Tackling Food Insecurity By Dealing with Food Waste

A few weeks ago on May 21, a new law was unanimously approved in France prohibiting large supermarkets from throwing out food that was not sold. Instead, supermarkets will be mandated to donate any surplus groceries to charities. Food that is unsafe to eat will be donated to farms for agricultural and livestock purposes. The French politician whose grassroots movement led to this law has plans to globalize this campaign.

The financial costs of food wastage in the world are estimated to be substantial amounting to $1 trillion USD each year. The news about this legislation, as reported by the Guardian and other media recently, highlighted the issue of food waste even as food insecurity worldwide persists. (Source: UN Food and Agriculture Organization)

Credit: Magnolia Lim

Feeding the 5000 Vancouver

Also in May, the Feeding the 5000 event took place in Vancouver, which aimed to feed 5,000 people using food and produce that is nutritious and good quality even though aesthetically imperfect or close to its 'best before' date. The event highlighted the same issue of food waste. 

In Canada, there are on-going discussions about tax incentives and credits for charitable food donations such as proposals by Food Banks Canada and the National Zero Waste Council founded by Metro Vancouver. Another initiative in the private sector is that of the Loblaws grocery chain, offering discounts of as much as 30 percent for misshapen fruits and vegetables under their 'Naturally Imperfect' no-name brand. 

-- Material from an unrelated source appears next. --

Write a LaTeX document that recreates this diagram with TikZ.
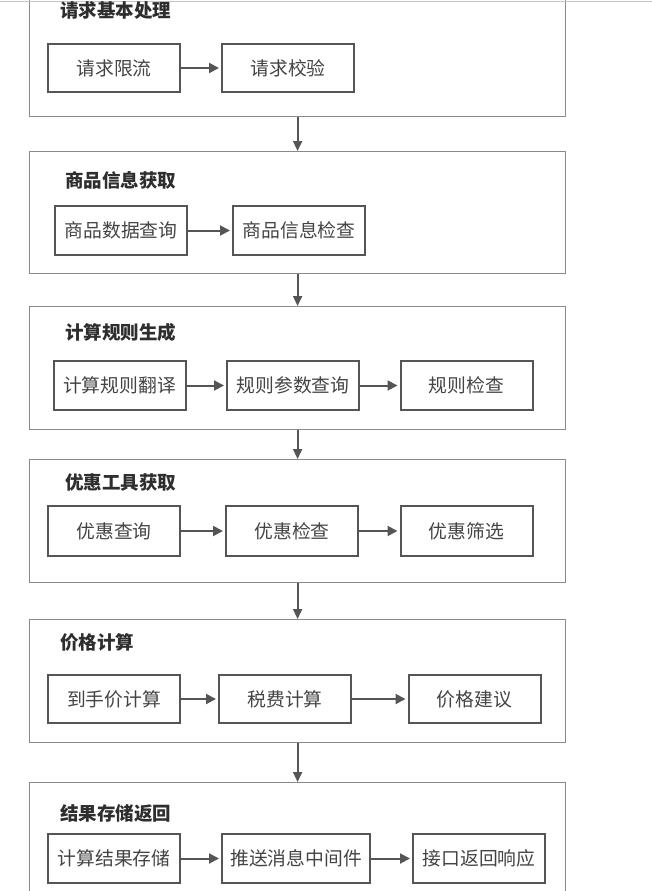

Such measures to tackle food waste ultimately help to improve economic accessibility of food by making good food more readily available at lower prices or through food banks. Accessibility is an important element of food security as discussed in the previous post that is part of this series.

What We Can Do

Individuals and households can do their bit by reducing food waste in personal consumption and by donating excess food that is good to eat. The David Suzuki Foundation provides some further facts and a handy tip sheet.

Support for and participation in recycling programs is another way. In Metro Vancouver, since January 2015, there has been a ban to dispose of organic waste in garbage destined for landfills. Food waste not only squanders valuable resources but also endangers the environment due to the methane that leftover food emits in landfills.